At least three dozen journalists were given the opportunity to ride around in Waymo's automated cars at its secretive "Castle" facility in California on Monday.

The "Castle" test facility is around 120 miles southeast of San Francisco, an eerie re-purposed Air Force base near Atwater where Waymo's Chrysler Pacifica minivans have been racking up thousands of miles driving around, exposed to all sorts of different driving scenarios. This is in addition to its real-world testing that is taking place in Arizona.

While the journalists were being driven around, a man in a convertible overtook them and cut across into the path of the Waymo minivan, something that might induce road rage in a human driver.
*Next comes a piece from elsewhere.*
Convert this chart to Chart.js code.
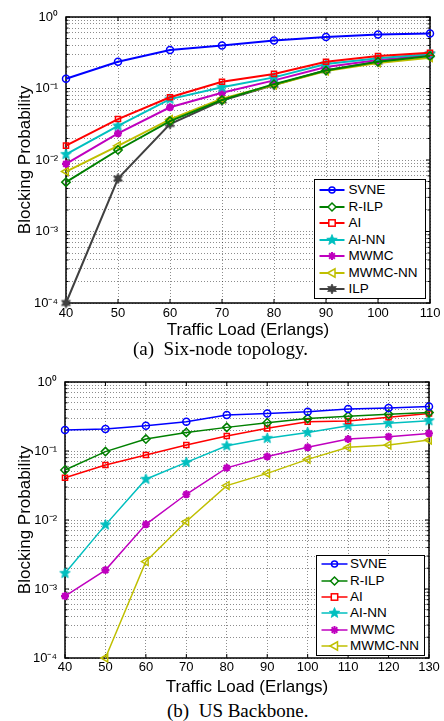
<!DOCTYPE html>
<html><head><meta charset="utf-8">
<script src="https://cdn.jsdelivr.net/npm/chart.js@4.4.1/dist/chart.umd.min.js"></script>
<style>
html,body{margin:0;padding:0;background:#fff;}
body{width:444px;height:721px;overflow:hidden;position:relative;font-family:"Liberation Sans",Arial,sans-serif;}
canvas{position:absolute;left:0;}
#c1{top:0;}
#c2{top:360px;}
.cap{position:absolute;font-family:"Liberation Serif","Times New Roman",serif;font-size:19px;line-height:22px;white-space:pre;color:#000;}
.legend{position:absolute;border:1px solid #000;background:#fff;box-sizing:border-box;font-size:13.5px;color:#000;}
.row{position:absolute;left:0;height:16px;white-space:nowrap;}
.row svg{position:absolute;left:0;top:0;}
.row span{position:absolute;top:0;line-height:16px;}
</style>
</head><body>
<canvas id="c1" width="444" height="341"></canvas>
<canvas id="c2" width="444" height="338"></canvas>
<div class="cap" style="left:133px;top:338px;">(a)  Six-node topology.</div>
<div class="cap" style="left:167px;top:700px;">(b)  US Backbone.</div>
<div class="legend" id="lg1" style="left:314px;top:179px;width:112px;height:120px;"></div>
<div class="legend" id="lg2" style="left:316px;top:555px;width:109px;height:101px;"></div>
<script>
// ---- data ----
const seriesNames = ['SVNE','R-ILP','AI','AI-NN','MWMC','MWMC-NN','ILP'];
const seriesColors = ['#0000ff','#008000','#ff0000','#00bfbf','#bf00bf','#bfbf00','#404040'];

const loadA = [40,50,60,70,80,90,100,110];
const svneA   = [0.137, 0.237, 0.345, 0.40, 0.47, 0.525, 0.57, 0.59];
const rilpA   = [0.0049, 0.0138, 0.035, 0.069, 0.115, 0.178, 0.237, 0.285];
const aiA     = [0.0159, 0.0374, 0.0753, 0.124, 0.16, 0.237, 0.285, 0.317];
const ainnA   = [0.012, 0.030, 0.071, 0.104, 0.143, 0.22, 0.264, 0.304];
const mwmcA   = [0.0088, 0.0236, 0.0546, 0.087, 0.13, 0.20, 0.25, 0.29];
const mwmcnnA = [0.0069, 0.0158, 0.037, 0.072, 0.112, 0.175, 0.228, 0.27];
const ilpA    = [0.0001, 0.0055, 0.0319, 0.068, 0.112, 0.18, 0.237, 0.30];

const loadB = [40,50,60,70,80,90,100,110,120,130];
const svneB   = [0.201, 0.208, 0.233, 0.266, 0.333, 0.35, 0.371, 0.407, 0.42, 0.44];
const rilpB   = [0.053, 0.098, 0.149, 0.186, 0.22, 0.257, 0.297, 0.32, 0.34, 0.36];
const aiB     = [0.041, 0.0627, 0.0875, 0.122, 0.165, 0.213, 0.266, 0.272, 0.308, 0.35];
const ainnB   = [0.00169, 0.0085, 0.039, 0.0685, 0.119, 0.153, 0.186, 0.233, 0.252, 0.275];
const mwmcB   = [0.00079, 0.00188, 0.00865, 0.0236, 0.057, 0.083, 0.113, 0.149, 0.161, 0.18];
const mwmcnnB = [null, 0.0001, 0.0025, 0.0095, 0.0315, 0.0474, 0.0757, 0.113, 0.122, 0.144];

const yMajorValues = [0.0001, 0.001, 0.01, 0.1, 1];
const yTickLabels = ['10\u207B\u2074','10\u207B\u00B3','10\u207B\u00B2','10\u207B\u00B9','10\u2070'];
const xTitle = 'Traffic Load (Erlangs)';
const yTitle = 'Blocking Probability';

// ---- marker images ----
function starCanvas(n, ro, ri, color){
  const s = Math.ceil(ro*2+2);
  const c = document.createElement('canvas'); c.width = s; c.height = s;
  const g = c.getContext('2d');
  g.beginPath();
  for(let k=0;k<2*n;k++){
    const r = k%2===0 ? ro : ri;
    const a = -Math.PI/2 + k*Math.PI/n;
    const px = s/2 + r*Math.cos(a), py = s/2 + r*Math.sin(a);
    k===0 ? g.moveTo(px,py) : g.lineTo(px,py);
  }
  g.closePath(); g.fillStyle = color; g.fill();
  g.strokeStyle = color; g.lineWidth = 0.8; g.stroke();
  return c;
}
const pentaImg = starCanvas(5, 5.5, 2.4, seriesColors[3]);
const hexaImg = starCanvas(6, 5.2, 2.8, seriesColors[6]);

const styles = [
  {pointStyle:'circle', pointRadius:3.5},
  {pointStyle:'rectRot', pointRadius:4.2},
  {pointStyle:'rect', pointRadius:3.6},
  {pointStyle:pentaImg, pointRadius:5},
  {pointStyle:'star', pointRadius:4},
  {pointStyle:'triangle', pointRadius:4.5, pointRotation:-90},
  {pointStyle:hexaImg, pointRadius:5}
];

function mkDataset(idx, xs, ys, lw){
  const st = styles[idx];
  return Object.assign({
    label: seriesNames[idx],
    data: xs.map((x,i)=>({x:x, y:ys[i]})),
    borderColor: seriesColors[idx],
    backgroundColor: 'rgba(0,0,0,0)',
    borderWidth: lw,
    pointBorderColor: seriesColors[idx],
    pointBackgroundColor: 'rgba(0,0,0,0)',
    pointBorderWidth: idx===4 ? 2.2 : 1.5,
    tension: 0,
    clip: false
  }, st);
}

const boxPlugin = {
  id: 'mbox',
  beforeDatasetsDraw(chart){
    const {ctx, chartArea:a, scales} = chart;
    const x = scales.x, y = scales.y;
    ctx.save();
    ctx.strokeStyle = '#000'; ctx.lineWidth = 1;
    ctx.beginPath();
    x.ticks.forEach(t=>{
      const px = x.getPixelForValue(t.value);
      ctx.moveTo(px, a.bottom); ctx.lineTo(px, a.bottom-4);
      ctx.moveTo(px, a.top); ctx.lineTo(px, a.top+4);
    });
    y.ticks.forEach(t=>{
      const py = y.getPixelForValue(t.value);
      const L = t.major ? 4 : 2.5;
      ctx.moveTo(a.left, py); ctx.lineTo(a.left+L, py);
      ctx.moveTo(a.right, py); ctx.lineTo(a.right-L, py);
    });
    ctx.stroke();
    ctx.lineWidth = 1.5;
    ctx.strokeRect(a.left, a.top, a.right-a.left, a.bottom-a.top);
    ctx.restore();
  }
};

function isMajor(v){ return yMajorValues.some(m=>Math.abs(Math.log10(v)-Math.log10(m))<1e-6); }

function makeChart(canvas, xs, dsList, xmax, yWidth, xHeight, padTop, padRight, tickPad){
  return new Chart(canvas, {
    type: 'line',
    data: { datasets: dsList },
    plugins: [boxPlugin],
    options: {
      responsive: false, animation: false, devicePixelRatio: 1,
      layout: { padding: {top: padTop, right: padRight, left: 0, bottom: 0} },
      plugins: { legend: {display:false}, tooltip: {enabled:false} },
      scales: {
        x: {
          type: 'linear', min: xs[0], max: xmax,
          afterFit(s){ s.height = xHeight; },
          ticks: { stepSize: 10, autoSkip:false, maxRotation:0, padding: tickPad, color:'#000', font:{size:13} },
          grid: { color:'rgba(0,0,0,0.45)', lineWidth:1, drawTicks:false },
          border: { display:false, dash:[1,2] },
          title: { display:true, text:xTitle, color:'#000', font:{size:17}, padding:{top:0,bottom:0} }
        },
        y: {
          type: 'logarithmic', min: 0.0001, max: 1,
          afterFit(s){ s.width = yWidth; },
          afterBuildTicks(s){
            const t = [];
            for(let e=-4;e<0;e++){ for(let m=1;m<10;m++){ const v = parseFloat((m*Math.pow(10,e)).toPrecision(6)); t.push({value:v, major: m===1}); } }
            t.push({value:1, major:true});
            s.ticks = t;
          },
          ticks: {
            autoSkip:false, padding: 8, color:'#000', font:{size:13},
            callback(v){ const i = yMajorValues.findIndex(m=>Math.abs(Math.log10(v)-Math.log10(m))<1e-6); return i>=0 ? yTickLabels[i] : ''; }
          },
          grid: { color:'rgba(0,0,0,0.45)', lineWidth:1, drawTicks:false },
          border: { display:false, dash:[1,2] },
          title: { display:true, text:yTitle, color:'#000', font:{size:17}, padding:{top:15,bottom:0} }
        }
      }
    }
  });
}

Chart.defaults.font.family = '"Liberation Sans", Arial, sans-serif';
Chart.defaults.color = '#000';

const dsA = [svneA, rilpA, aiA, ainnA, mwmcA, mwmcnnA, ilpA].map((ys,i)=>mkDataset(i, loadA, ys, 2));
const dsB = [svneB, rilpB, aiB, ainnB, mwmcB, mwmcnnB].map((ys,i)=>mkDataset(i, loadB, ys, 1.5));

makeChart(document.getElementById('c1'), loadA, dsA, 110, 66, 38, 17, 14, 3);
makeChart(document.getElementById('c2'), loadB, dsB, 130, 65, 40, 22, 15, 2);

// ---- legends ----
function markerSvg(idx, cx, cy, color){
  const c = color;
  switch(idx){
    case 0: return `<circle cx="${cx}" cy="${cy}" r="3" fill="none" stroke="${c}" stroke-width="1.5"/>`;
    case 1: return `<polygon points="${cx},${cy-4} ${cx+4},${cy} ${cx},${cy+4} ${cx-4},${cy}" fill="#fff" stroke="${c}" stroke-width="1.5"/>`;
    case 2: return `<rect x="${cx-3.2}" y="${cy-3.2}" width="6.4" height="6.4" fill="#fff" stroke="${c}" stroke-width="1.5"/>`;
    case 3: case 6: {
      const n = idx===3?5:6, ro = idx===3?5.5:5, ri = idx===3?2.4:2.7;
      let p = [];
      for(let k=0;k<2*n;k++){ const r = k%2===0?ro:ri; const a=-Math.PI/2+k*Math.PI/n; p.push((cx+r*Math.cos(a)).toFixed(2)+','+(cy+r*Math.sin(a)).toFixed(2)); }
      return `<polygon points="${p.join(' ')}" fill="${c}" stroke="${c}" stroke-width="0.8"/>`;
    }
    case 4: {
      let s = '';
      for(let k=0;k<4;k++){ const a = k*Math.PI/4; const dx=4*Math.cos(a), dy=4*Math.sin(a); s += `<line x1="${cx-dx}" y1="${cy-dy}" x2="${cx+dx}" y2="${cy+dy}" stroke="${c}" stroke-width="2"/>`; }
      return s;
    }
    case 5: return `<polygon points="${cx-4.5},${cy} ${cx+3},${cy-4.2} ${cx+3},${cy+4.2}" fill="#fff" stroke="${c}" stroke-width="1.5"/>`;
  }
  return '';
}
function buildLegend(el, count, firstCenter, step, lineX1, lineX2, textX, lw){
  for(let i=0;i<count;i++){
    const row = document.createElement('div');
    row.className = 'row';
    row.style.top = (firstCenter + step*i - 8) + 'px';
    row.style.width = '100%';
    const cx = (lineX1+lineX2)/2;
    row.innerHTML = `<svg width="${lineX2+2}" height="16"><line x1="${lineX1}" y1="8" x2="${lineX2}" y2="8" stroke="${seriesColors[i]}" stroke-width="${lw}"/>${markerSvg(i, cx, 8, seriesColors[i])}</svg><span style="left:${textX}px">${seriesNames[i]}</span>`;
    el.appendChild(row);
  }
}
buildLegend(document.getElementById('lg1'), 7, 10.3, 16.5, 4.5, 29.5, 33.5, 2);
buildLegend(document.getElementById('lg2'), 6, 8.3, 16.3, 4.5, 30.5, 33, 1.5);
</script>
</body></html>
The automated Waymo minivan didn't even honk. That was, however, a somewhat coordinated incident, as Waymo has loads of people doing all sorts of different things around its closed test routes to simulate real-world scenarios for the cars to react to, such as pedestrians, cyclists, or a man on his phone walking around his broken down car for hours. Another test scenario had people place cardboard boxes in the street to simulate some form of botched house moving incident to see how the car responds.

The car seemed to respond well to all of these occurrences, and was even described by some journalists as being perhaps a little too cautious. One journalist did, however, report that a squirrel dashed across the road in front of the car and the vehicle did avoid it. As far as we know this was a real, unpaid, unstimulated squirrel.

Overall, the journey was reported as a rather dull occasion, very safe, quite slow, and very controlled. This obviously makes sense as Waymo, along with the rest of the automated car industry, has a huge challenge in convincing people that this is all totally safe, while also trying its best to fight against the loss of trade secrets to competitors.

The vehicle has fold out tablets in the back of the headrests, where a simplified version of what the car senses through its LiDAR, cameras, and other sensors is displayed for passengers to see. It appears Waymo is developing this version to be a ride-hailing service, where the passenger pushes a blue button in order to get the vehicle to start its journey. There are three other buttons; one to call a Waymo operator in case of an unexpected situation, another button with which the passengers can request to stop the vehicle and disembark prematurely, and a lock/unlock button.

In the early 1800's, people genuinely believed that traveling more than 20 mph in a locomotive would cause men to lose the ability to breathe and women to essentially disintegrate, so Waymo is taking its time to show people that their new transport system is safe and reliable. Nonetheless, even with all their tests, once the vehicle hits the real world I am sure YouTube will quickly have a whole genre of videos dedicated to autonomous car fails.